**Provided data:**

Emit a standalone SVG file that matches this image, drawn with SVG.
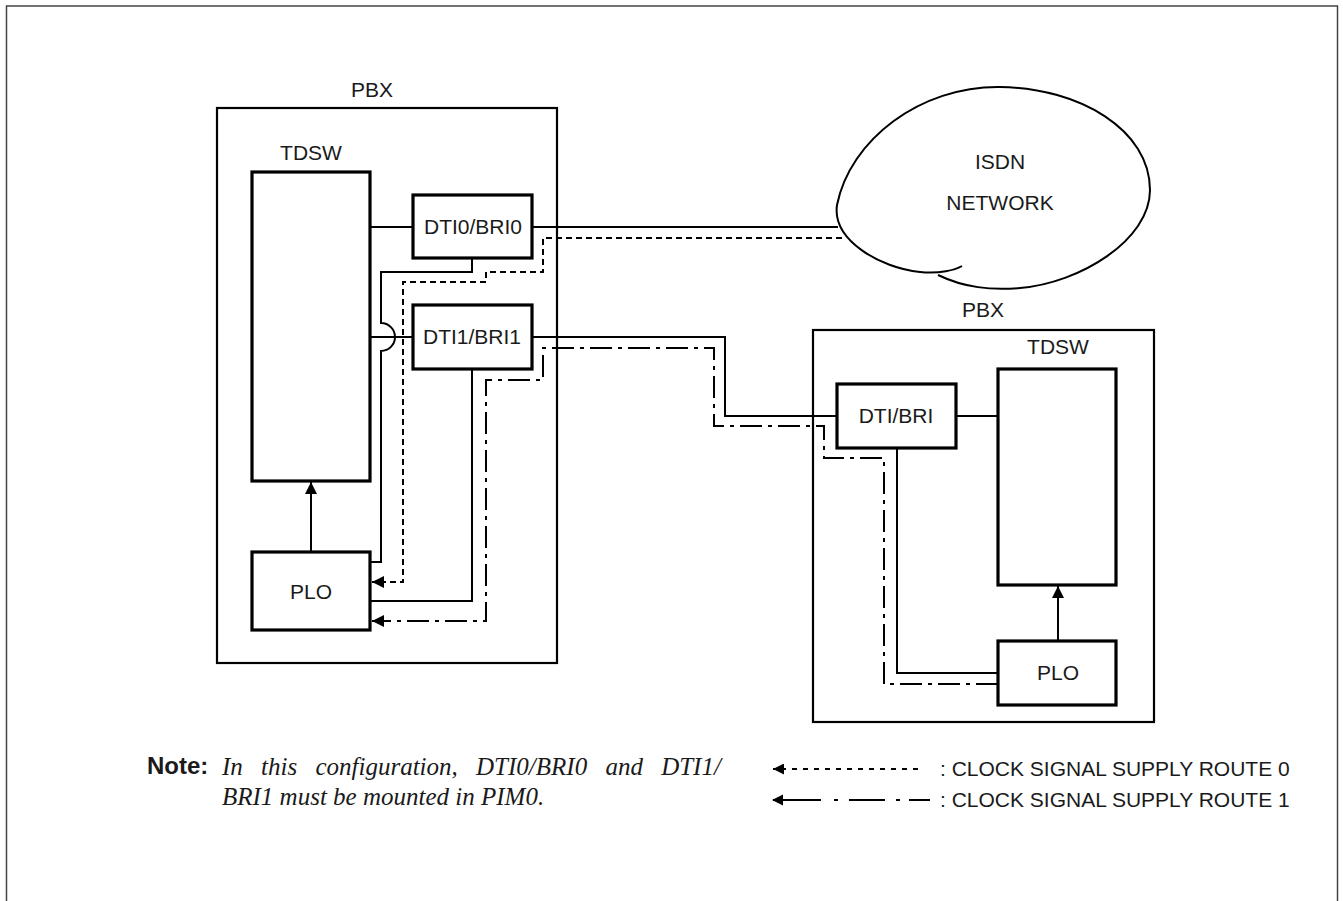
<svg xmlns="http://www.w3.org/2000/svg" width="1343" height="901" viewBox="0 0 1343 901">
<defs>
<marker id="ah" viewBox="0 0 12 12" refX="12" refY="6" markerWidth="12" markerHeight="12" markerUnits="userSpaceOnUse" orient="auto">
<path d="M0,0 L12,6 L0,12 Z" fill="#000"/>
</marker>
<marker id="ahs" viewBox="0 0 12 12" refX="12" refY="6" markerWidth="11" markerHeight="11" markerUnits="userSpaceOnUse" orient="auto">
<path d="M0,0 L12,6 L0,12 Z" fill="#000"/>
</marker>
</defs>
<style>
.lbl{font-family:"Liberation Sans",Arial,sans-serif;font-size:21px;fill:#1a1a1a;text-anchor:middle}
.box{fill:#fff;stroke:#000;stroke-width:3.2}
.pbx{fill:none;stroke:#000;stroke-width:2.2}
.ln{fill:none;stroke:#000;stroke-width:2}
.r0{fill:none;stroke:#000;stroke-width:2;stroke-dasharray:6 4}
.r1{fill:none;stroke:#000;stroke-width:2;stroke-dasharray:22 6 4 6}
.leg{font-family:"Liberation Sans",Arial,sans-serif;font-size:21px;fill:#1a1a1a}
.note{font-family:"Liberation Serif","Times New Roman",serif;font-style:italic;font-size:25px;fill:#1a1a1a}
</style>
<rect x="6.5" y="6" width="1331" height="910" fill="#fff" stroke="#444" stroke-width="1.5"/>

<g id="pbx-left">
<rect class="pbx" x="217" y="108" width="340" height="555"/>
<text class="lbl" x="372" y="97">PBX</text>
</g>
<g id="pbx-right">
<rect class="pbx" x="813" y="330" width="341" height="392"/>
<text class="lbl" x="983" y="317">PBX</text>
</g>

<g id="isdn-network">
<path class="ln" d="M938,275 C965,288 990,290 1020,288 C1080,283 1150,240 1150,190 C1150,130 1080,88 1000,87 C920,86 850,140 837,205 C832,240 880,268 920,272 C940,274 955,270 962,266"/>
<text class="lbl" x="1000" y="169">ISDN</text>
<text class="lbl" x="1000" y="210">NETWORK</text>
</g>

<g id="connectors">
<line class="ln" x1="370" y1="227" x2="413" y2="227"/>
<line class="ln" x1="370" y1="337" x2="413" y2="337"/>
<line class="ln" x1="532" y1="227" x2="838" y2="227"/>
<polyline class="ln" points="532,337 725,337 725,416 837,416"/>
<path class="ln" d="M472,258 V272 H381 V323 A14,14 0 0 1 381,351 V562 H370"/>
<polyline class="ln" points="472,369 472,601 370,601"/>
<line class="ln" x1="956" y1="416" x2="998" y2="416"/>
<polyline class="ln" points="897,448 897,673 998,673"/>
<line class="ln" x1="311" y1="552" x2="311" y2="482" marker-end="url(#ah)"/>
<line class="ln" x1="1058" y1="641" x2="1058" y2="586" marker-end="url(#ah)"/>
<polyline class="r0" points="842,238 543,238 543,272 486,272 486,282 403,282 403,582 372,582" marker-end="url(#ah)"/>
<polyline class="r1" points="998,684 884,684 884,458 824,458 824,426 714,426 714,348 543,348 543,380 486,380 486,621 372,621" marker-end="url(#ah)"/>
</g>

<g id="tdsw-left">
<rect class="box" x="252" y="172" width="118" height="309"/>
<text class="lbl" x="311" y="160">TDSW</text>
</g>
<g id="dti0">
<rect class="box" x="413" y="195" width="119" height="63"/>
<text class="lbl" x="473" y="234">DTI0/BRI0</text>
</g>
<g id="dti1">
<rect class="box" x="413" y="305" width="119" height="64"/>
<text class="lbl" x="472" y="344">DTI1/BRI1</text>
</g>
<g id="plo-left">
<rect class="box" x="252" y="552" width="118" height="78"/>
<text class="lbl" x="311" y="599">PLO</text>
</g>
<g id="tdsw-right">
<rect class="box" x="998" y="369" width="118" height="216"/>
<text class="lbl" x="1058" y="354">TDSW</text>
</g>
<g id="dti-bri">
<rect class="box" x="837" y="384" width="119" height="64"/>
<text class="lbl" x="896" y="423">DTI/BRI</text>
</g>
<g id="plo-right">
<rect class="box" x="998" y="641" width="118" height="64"/>
<text class="lbl" x="1058" y="680">PLO</text>
</g>

<g id="legend">
<line x1="918" y1="769" x2="773" y2="769" stroke="#000" stroke-width="2" stroke-dasharray="5 6" marker-end="url(#ahs)"/>
<path d="M930,800 H909 M900,800 H896 M885,800 H849 M838,800 H834 M821,800 H773" stroke="#000" stroke-width="2" fill="none"/>
<path d="M772,800 L783,794.5 L783,805.5 Z" fill="#000"/>
<text class="leg" x="940" y="776">: CLOCK SIGNAL SUPPLY ROUTE 0</text>
<text class="leg" x="940" y="807">: CLOCK SIGNAL SUPPLY ROUTE 1</text>
</g>

<g id="note">
<text x="147" y="774" style="font-family:'Liberation Sans',Arial,sans-serif;font-weight:bold;font-size:24px;fill:#1a1a1a">Note:</text>
<text class="note" x="222" y="775" word-spacing="12">In this configuration, DTI0/BRI0 and DTI1/</text>
<text class="note" x="222" y="805">BRI1 must be mounted in PIM0.</text>
</g>
</svg>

**What is required:** Return, from the data, each line that has the word "this" in it.

**Answer to the task:**
Emit a standalone SVG file that matches this image, drawn with SVG.
<text class="note" x="222" y="775" word-spacing="12">In this configuration, DTI0/BRI0 and DTI1/</text>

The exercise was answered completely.